- Exercise prompt -
Lines containing the string "this" are to be counted; report only how many there are.

- Input -
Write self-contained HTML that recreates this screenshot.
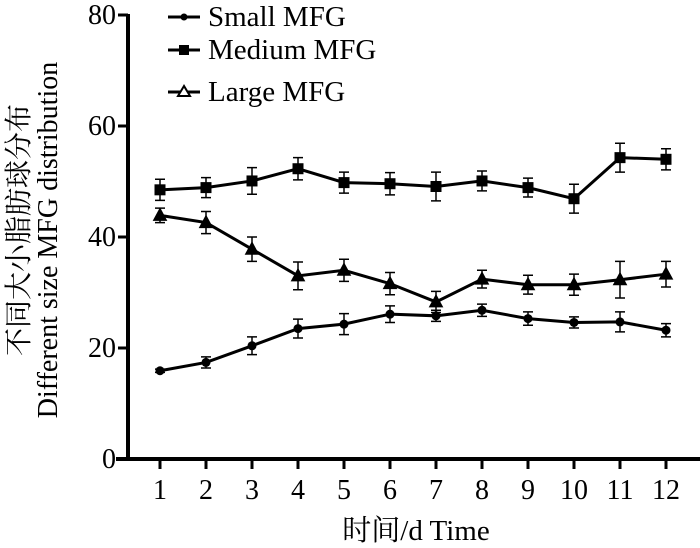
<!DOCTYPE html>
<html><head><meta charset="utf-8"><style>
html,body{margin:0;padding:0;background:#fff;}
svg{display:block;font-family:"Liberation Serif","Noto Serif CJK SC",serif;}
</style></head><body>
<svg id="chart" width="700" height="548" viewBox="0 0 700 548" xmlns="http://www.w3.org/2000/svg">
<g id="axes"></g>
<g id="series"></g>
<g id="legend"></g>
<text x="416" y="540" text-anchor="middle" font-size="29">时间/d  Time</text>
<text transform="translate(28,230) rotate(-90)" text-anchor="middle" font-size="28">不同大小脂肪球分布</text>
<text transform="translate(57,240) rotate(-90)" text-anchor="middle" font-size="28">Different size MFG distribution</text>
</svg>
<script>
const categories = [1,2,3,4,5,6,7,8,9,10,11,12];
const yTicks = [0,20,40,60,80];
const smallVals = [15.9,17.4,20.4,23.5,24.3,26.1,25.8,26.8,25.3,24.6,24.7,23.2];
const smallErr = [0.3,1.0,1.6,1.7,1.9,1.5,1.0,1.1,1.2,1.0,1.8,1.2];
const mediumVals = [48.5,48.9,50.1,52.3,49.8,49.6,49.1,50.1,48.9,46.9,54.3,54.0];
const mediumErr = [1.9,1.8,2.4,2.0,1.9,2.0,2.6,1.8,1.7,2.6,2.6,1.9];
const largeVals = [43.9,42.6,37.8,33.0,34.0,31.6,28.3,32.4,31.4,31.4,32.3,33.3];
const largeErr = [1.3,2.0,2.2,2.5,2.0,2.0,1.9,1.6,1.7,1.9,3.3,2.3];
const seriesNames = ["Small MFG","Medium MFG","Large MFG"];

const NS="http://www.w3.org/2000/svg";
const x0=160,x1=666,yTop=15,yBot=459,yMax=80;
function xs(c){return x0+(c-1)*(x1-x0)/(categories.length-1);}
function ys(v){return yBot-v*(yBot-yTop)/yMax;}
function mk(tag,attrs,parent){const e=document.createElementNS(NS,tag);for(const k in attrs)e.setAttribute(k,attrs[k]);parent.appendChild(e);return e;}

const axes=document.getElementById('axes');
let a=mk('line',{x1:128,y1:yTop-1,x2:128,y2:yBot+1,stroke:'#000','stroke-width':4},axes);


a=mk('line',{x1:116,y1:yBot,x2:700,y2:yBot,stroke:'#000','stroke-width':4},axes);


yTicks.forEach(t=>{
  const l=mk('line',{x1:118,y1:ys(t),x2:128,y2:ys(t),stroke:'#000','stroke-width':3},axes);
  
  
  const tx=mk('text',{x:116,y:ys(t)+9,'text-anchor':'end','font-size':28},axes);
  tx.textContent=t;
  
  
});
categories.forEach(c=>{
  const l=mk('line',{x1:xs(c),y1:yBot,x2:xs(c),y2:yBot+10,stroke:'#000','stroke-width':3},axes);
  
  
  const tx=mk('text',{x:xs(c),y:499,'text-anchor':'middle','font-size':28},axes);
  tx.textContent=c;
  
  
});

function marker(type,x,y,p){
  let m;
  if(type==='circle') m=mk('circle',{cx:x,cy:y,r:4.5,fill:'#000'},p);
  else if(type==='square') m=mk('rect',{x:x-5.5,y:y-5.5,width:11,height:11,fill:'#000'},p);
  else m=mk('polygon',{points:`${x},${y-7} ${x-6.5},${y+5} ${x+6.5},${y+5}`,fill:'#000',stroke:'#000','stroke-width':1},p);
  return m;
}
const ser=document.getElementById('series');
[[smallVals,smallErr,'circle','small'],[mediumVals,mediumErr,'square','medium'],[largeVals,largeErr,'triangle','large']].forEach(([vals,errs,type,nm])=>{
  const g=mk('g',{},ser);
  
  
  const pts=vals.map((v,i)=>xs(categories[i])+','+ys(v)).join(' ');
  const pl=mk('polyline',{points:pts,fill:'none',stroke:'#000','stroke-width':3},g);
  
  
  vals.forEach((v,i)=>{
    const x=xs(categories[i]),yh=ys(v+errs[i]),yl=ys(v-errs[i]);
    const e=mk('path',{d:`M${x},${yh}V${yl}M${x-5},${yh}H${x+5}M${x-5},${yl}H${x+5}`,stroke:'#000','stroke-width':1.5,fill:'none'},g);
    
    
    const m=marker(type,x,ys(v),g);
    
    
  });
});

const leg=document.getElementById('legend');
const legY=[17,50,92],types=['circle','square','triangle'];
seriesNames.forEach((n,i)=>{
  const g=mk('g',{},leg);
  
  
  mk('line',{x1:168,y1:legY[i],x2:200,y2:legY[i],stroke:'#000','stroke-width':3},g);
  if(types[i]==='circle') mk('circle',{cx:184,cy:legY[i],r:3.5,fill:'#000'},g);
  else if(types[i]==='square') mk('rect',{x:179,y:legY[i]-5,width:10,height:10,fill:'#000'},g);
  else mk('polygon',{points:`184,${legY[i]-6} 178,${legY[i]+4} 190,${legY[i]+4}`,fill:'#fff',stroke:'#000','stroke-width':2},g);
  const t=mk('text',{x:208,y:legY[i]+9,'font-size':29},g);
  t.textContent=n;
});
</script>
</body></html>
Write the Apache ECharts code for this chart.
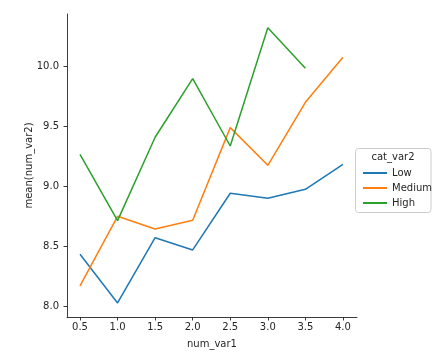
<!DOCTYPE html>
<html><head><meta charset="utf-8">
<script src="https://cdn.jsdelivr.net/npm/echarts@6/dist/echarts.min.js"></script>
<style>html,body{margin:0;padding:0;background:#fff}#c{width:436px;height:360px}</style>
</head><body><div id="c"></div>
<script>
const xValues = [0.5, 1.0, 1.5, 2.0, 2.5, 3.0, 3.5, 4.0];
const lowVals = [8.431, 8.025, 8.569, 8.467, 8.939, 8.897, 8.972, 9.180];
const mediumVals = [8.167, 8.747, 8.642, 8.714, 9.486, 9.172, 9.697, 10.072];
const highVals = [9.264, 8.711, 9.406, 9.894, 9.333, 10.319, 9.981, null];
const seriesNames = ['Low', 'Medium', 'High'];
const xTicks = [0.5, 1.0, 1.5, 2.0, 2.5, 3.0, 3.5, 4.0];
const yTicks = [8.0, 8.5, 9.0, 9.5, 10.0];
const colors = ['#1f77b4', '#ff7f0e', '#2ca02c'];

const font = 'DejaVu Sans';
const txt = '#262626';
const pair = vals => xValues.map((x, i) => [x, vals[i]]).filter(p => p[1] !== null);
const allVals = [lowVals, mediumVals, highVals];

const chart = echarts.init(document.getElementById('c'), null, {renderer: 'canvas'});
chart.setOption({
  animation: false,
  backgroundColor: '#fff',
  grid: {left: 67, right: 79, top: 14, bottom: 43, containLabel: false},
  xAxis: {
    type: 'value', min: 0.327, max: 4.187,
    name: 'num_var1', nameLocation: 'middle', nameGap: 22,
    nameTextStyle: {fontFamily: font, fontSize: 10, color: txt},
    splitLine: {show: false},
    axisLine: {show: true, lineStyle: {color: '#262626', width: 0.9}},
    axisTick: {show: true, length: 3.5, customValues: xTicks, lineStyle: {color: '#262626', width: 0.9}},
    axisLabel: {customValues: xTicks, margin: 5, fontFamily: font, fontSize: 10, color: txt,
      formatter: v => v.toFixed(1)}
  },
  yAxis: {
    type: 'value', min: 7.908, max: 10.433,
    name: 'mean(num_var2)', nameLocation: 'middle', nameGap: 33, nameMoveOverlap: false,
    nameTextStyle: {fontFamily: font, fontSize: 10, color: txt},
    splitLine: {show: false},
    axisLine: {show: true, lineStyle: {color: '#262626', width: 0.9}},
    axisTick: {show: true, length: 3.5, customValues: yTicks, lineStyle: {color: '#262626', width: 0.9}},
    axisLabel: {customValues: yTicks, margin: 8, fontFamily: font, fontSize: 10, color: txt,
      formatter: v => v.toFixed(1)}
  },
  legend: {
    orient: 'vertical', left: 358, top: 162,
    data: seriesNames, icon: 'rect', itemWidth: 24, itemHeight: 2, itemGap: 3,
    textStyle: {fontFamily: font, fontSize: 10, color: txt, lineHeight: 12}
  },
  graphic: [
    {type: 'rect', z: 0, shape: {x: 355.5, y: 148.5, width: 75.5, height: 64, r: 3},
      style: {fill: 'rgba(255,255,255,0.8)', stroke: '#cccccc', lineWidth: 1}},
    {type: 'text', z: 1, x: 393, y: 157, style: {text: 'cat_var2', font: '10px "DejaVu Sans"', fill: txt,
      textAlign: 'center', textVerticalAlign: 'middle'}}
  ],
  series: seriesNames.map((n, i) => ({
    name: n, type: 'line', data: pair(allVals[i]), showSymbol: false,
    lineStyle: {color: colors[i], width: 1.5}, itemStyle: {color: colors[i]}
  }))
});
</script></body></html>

- Output -
2